We have made clear our intention to introduce legislation to regulate the private security industry as soon as parliamentary time allows. The hon. Gentleman is an experienced parliamentarian, and he knows that I cannot tell him exactly when the legislation will be introduced. However, I stress that the Home Office is completely committed to it. It has to compete with several other important and necessary measures which have been urged on us. We are determined to crack down on the unsavoury activities of some of those involved in wheel clamping.

The cases that the hon. Gentleman outlined this afternoon give an accurate flavour of what our fellow citizens have to endure. A night at the opera, especially an opera as uplifting as "Don Giovanni", should not be ruined by such an unpleasant event. I hope that the fate of the wheel dampers will mirror that of Don Giovanni in the last act. Perhaps that is an uncharitable sentiment, but it is entirely justified in the light of the experiences of the hon. Gentleman's constituents.

We look to the private security industry authority to develop the codes of practice. We want the codes to take account of those that already operate successfully in the industry. We have therefore an opportunity to put in place a voluntary code of practice with the industry. Considerable progress is being made on that. It will address some of the issues that the hon. Gentleman raised, for example, standardising fines, ensuring a range of options—cash, cheque, credit card, Switch—for payment, and a proper appeals procedure.
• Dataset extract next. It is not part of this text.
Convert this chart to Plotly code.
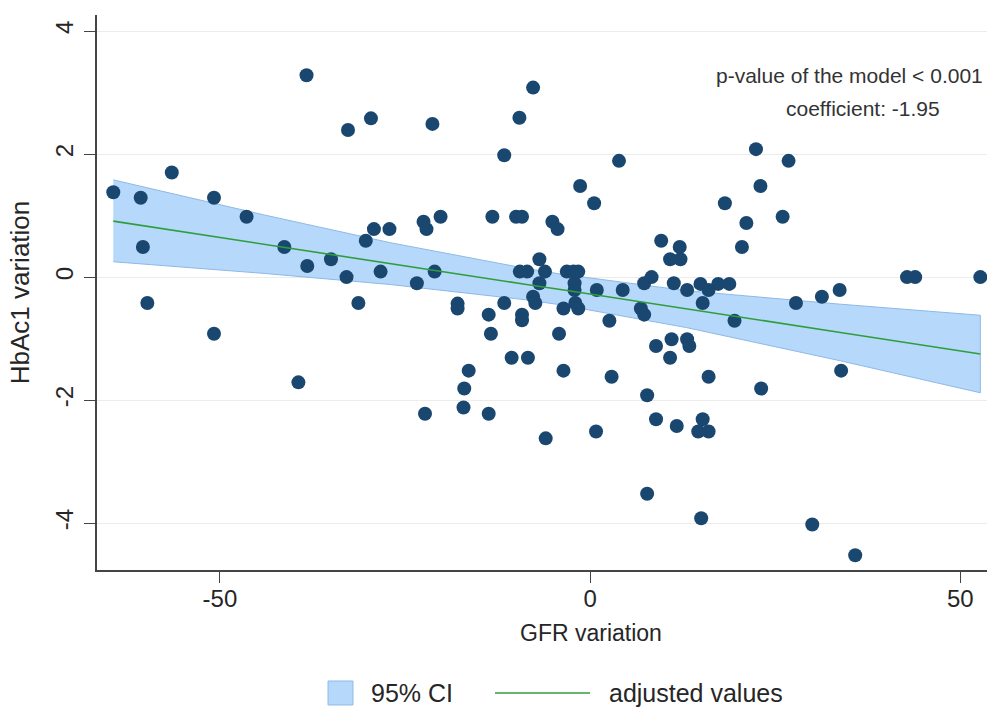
import plotly.graph_objects as go

# Scatter data: GFR variation (x) vs HbAc1 variation (y)
gfr = [-64.4, -60.7, -60.4, -59.8, -56.5, -50.8, -50.8, -46.4, -41.3, -39.4,
       -38.3, -38.2, -35.0, -32.9, -32.7, -31.3, -30.3, -29.6, -29.2, -28.3,
       -27.1, -23.4, -22.5, -22.3, -22.1, -21.3, -21.0, -20.2, -17.9, -17.9,
       -17.0, -17.1, -16.4, -13.7, -13.4, -13.7, -13.2, -11.6, -11.6, -10.6,
       -10.0, -9.55, -9.5, -9.2, -9.2, -9.2, -8.5, -8.4, -7.7, -7.7,
       -7.4, -6.85, -6.85, -6.1, -6.0, -5.1, -4.4, -4.2, -3.6, -3.6,
       -3.15, -2.25, -2.1, -2.1, -2.0, -1.6, -1.6, -1.35, 0.54, 0.8,
       0.9, 2.6, 2.9, 3.9, 4.4, 6.85, 7.3, 7.3, 7.7, 7.7,
       8.3, 8.9, 8.9, 9.6, 10.8, 10.8, 11.0, 11.3, 11.7, 12.1,
       12.2, 13.1, 13.1, 13.4, 14.9, 15.2, 15.2, 14.6, 16.0, 15.0,
       16.0, 16.0, 17.3, 18.2, 18.8, 19.5, 20.5, 21.1, 22.4, 23.0,
       23.1, 26.0, 26.8, 27.8, 30.0, 31.3, 33.7, 33.9, 35.8, 42.8,
       43.9, 52.7]
hba = [1.38, 1.29, 0.49, -0.42, 1.70, 1.29, -0.92, 0.98, 0.49, -1.71,
       3.28, 0.18, 0.29, 0.0, 2.39, -0.42, 0.59, 2.58, 0.78, 0.09,
       0.78, -0.10, 0.90, -2.22, 0.78, 2.49, 0.09, 0.98, -0.43, -0.51,
       -1.81, -2.12, -1.52, -0.61, -0.92, -2.22, 0.98, 1.98, -0.42, -1.31,
       0.98, 2.59, 0.09, 0.98, -0.61, -0.70, 0.09, -1.31, 3.08, -0.32,
       -0.42, 0.29, -0.10, 0.09, -2.62, 0.90, 0.78, -0.92, -0.51, -1.52,
       0.09, 0.09, -0.10, -0.21, -0.42, 0.09, -0.51, 1.48, 1.20, -2.51,
       -0.21, -0.71, -1.62, 1.89, -0.21, -0.51, -0.61, -0.10, -1.92, -3.52,
       0.0, -1.12, -2.31, 0.59, 0.29, -1.31, -1.01, -0.10, -2.42, 0.49,
       0.29, -0.21, -1.01, -1.12, -0.11, -0.42, -2.31, -2.51, -2.51, -3.92,
       -0.21, -1.62, -0.11, 1.20, -0.11, -0.71, 0.49, 0.88, 2.08, 1.48,
       -1.81, 0.98, 1.89, -0.42, -4.02, -0.32, -0.21, -1.52, -4.52, 0.0,
       0.0, 0.0]

# Fitted line and 95% CI band
fit_x = [-64.4, -44.0, -27.0, -8.6, -4.0, 13.0, 33.8, 52.7]
fit_y = [0.91, 0.53, 0.22, -0.12, -0.20, -0.52, -0.90, -1.25]
ci_upper = [1.58, 1.01, 0.56, 0.14, 0.05, -0.22, -0.44, -0.62]
ci_lower = [0.25, 0.06, -0.12, -0.37, -0.45, -0.82, -1.36, -1.88]

x_ticks = [-50, 0, 50]
x_tick_labels = ["-50", "0", "50"]
y_ticks = [-4, -2, 0, 2, 4]
y_tick_labels = ["-4", "-2", "0", "2", "4"]

legend_labels = ["95% CI", "adjusted values"]

FONT = "Liberation Sans, Arial, sans-serif"
BAND_FILL = "rgb(182,216,250)"
BAND_EDGE = "#8db9e6"
LINE_COL = "#2e9e3c"
DOT_COL = "#1a476f"
TEXT_COL = "#262626"

fig = go.Figure()

fig.add_trace(go.Scatter(
    x=fit_x + fit_x[::-1],
    y=ci_upper + ci_lower[::-1],
    fill="toself", fillcolor=BAND_FILL,
    line=dict(color=BAND_EDGE, width=1),
    mode="lines", name=legend_labels[0], hoverinfo="skip", showlegend=False,
))

fig.add_trace(go.Scatter(
    x=gfr, y=hba, mode="markers",
    marker=dict(color=DOT_COL, size=14, line=dict(width=0)),
    showlegend=False,
))

fig.add_trace(go.Scatter(
    x=fit_x, y=fit_y, mode="lines",
    line=dict(color=LINE_COL, width=1.6),
    name=legend_labels[1], showlegend=False,
))

fig.add_annotation(x=35.0, y=3.28, text="p-value of the model < 0.001",
                   showarrow=False, xanchor="center", yanchor="middle",
                   font=dict(size=21, color="#333333", family=FONT))
fig.add_annotation(x=36.9, y=2.74, text="coefficient: -1.95",
                   showarrow=False, xanchor="center", yanchor="middle",
                   font=dict(size=21, color="#333333", family=FONT))

# X axis title (centred as in the reference)
fig.add_annotation(xref="paper", yref="paper", x=0.555, y=-0.1135,
                   text="GFR variation", showarrow=False, xanchor="center",
                   yanchor="middle", font=dict(size=23, color=TEXT_COL, family=FONT))

# Legend drawn below the plot (paper coordinates)
fig.add_shape(type="rect", xref="paper", yref="paper",
              x0=0.2596, x1=0.2876, y0=-0.2, y1=-0.2432,
              fillcolor=BAND_FILL, line=dict(color=BAND_EDGE, width=1))
fig.add_annotation(xref="paper", yref="paper", x=0.3056, y=-0.2216,
                   text=legend_labels[0], showarrow=False, xanchor="left",
                   yanchor="middle", font=dict(size=25, color=TEXT_COL, family=FONT))
fig.add_shape(type="line", xref="paper", yref="paper",
              x0=0.4472, x1=0.5539, y0=-0.2216, y1=-0.2216,
              line=dict(color=LINE_COL, width=1.6))
fig.add_annotation(xref="paper", yref="paper", x=0.5730, y=-0.2216,
                   text=legend_labels[1], showarrow=False, xanchor="left",
                   yanchor="middle", font=dict(size=25, color=TEXT_COL, family=FONT))

fig.update_layout(
    width=987, height=708,
    margin=dict(l=97, r=0, t=15, b=138),
    paper_bgcolor="white", plot_bgcolor="white",
    font=dict(family=FONT, size=20, color=TEXT_COL),
    showlegend=False,
    xaxis=dict(
        range=[-66.6, 53.6], tickvals=x_ticks, ticktext=x_tick_labels,
        ticks="outside", ticklen=11, ticklabelstandoff=-5,
        tickcolor="#444", showline=True, linecolor="#444", linewidth=1.5,
        showgrid=False, zeroline=False, automargin=False,
        tickfont=dict(size=24),
    ),
    yaxis=dict(
        range=[-4.76, 4.26], tickvals=y_ticks, ticktext=y_tick_labels,
        ticks="outside", ticklen=11,
        tickcolor="#444", showline=True, linecolor="#444", linewidth=1.5,
        showgrid=True, gridcolor="#ececec", gridwidth=1, zeroline=False,
        tickangle=-90, automargin=False, ticklabelstandoff=2,
        title=dict(text="HbAc1 variation", standoff=14, font=dict(size=26)),
        tickfont=dict(size=24),
    ),
)

fig.write_html(
    "out.html",
    config={"displayModeBar": False},
    post_script="document.body.style.margin='0px';document.body.style.padding='0px';",
)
The British Parking Association is co-operating with the Government to produce a draft code of practice, which it intends to circulate for comment shortly. The consultation will extend to motorist and parking organisations so that the final draft represents the interests of both groups.

I warmly welcome the initiative to find practical measures now, which the responsible majority of clamping operators support. We can thus ensure that the interests of the owners of private land are protected by an effective, proportionate and professional service that deals with unauthorised parking, that the harm and damage perpetrated by cowboys is exposed, and that the full weight of public opinion is brought to bear against them.

That is only a beginning, and we look towards a regulatory authority, a system of licensing and sanctions, which will build on the code of practice. Irresponsible and fraudulent wheel clamping will thus become a thing of the past.

The debate, albeit short, at the instigation of the hon. Member for Harrogate and Knaresborough is a welcome step forward towards that conclusion, which cannot come soon enough.

Question put and agreed to.

Adjourned accordingly at seven minutes to Three o 'clock.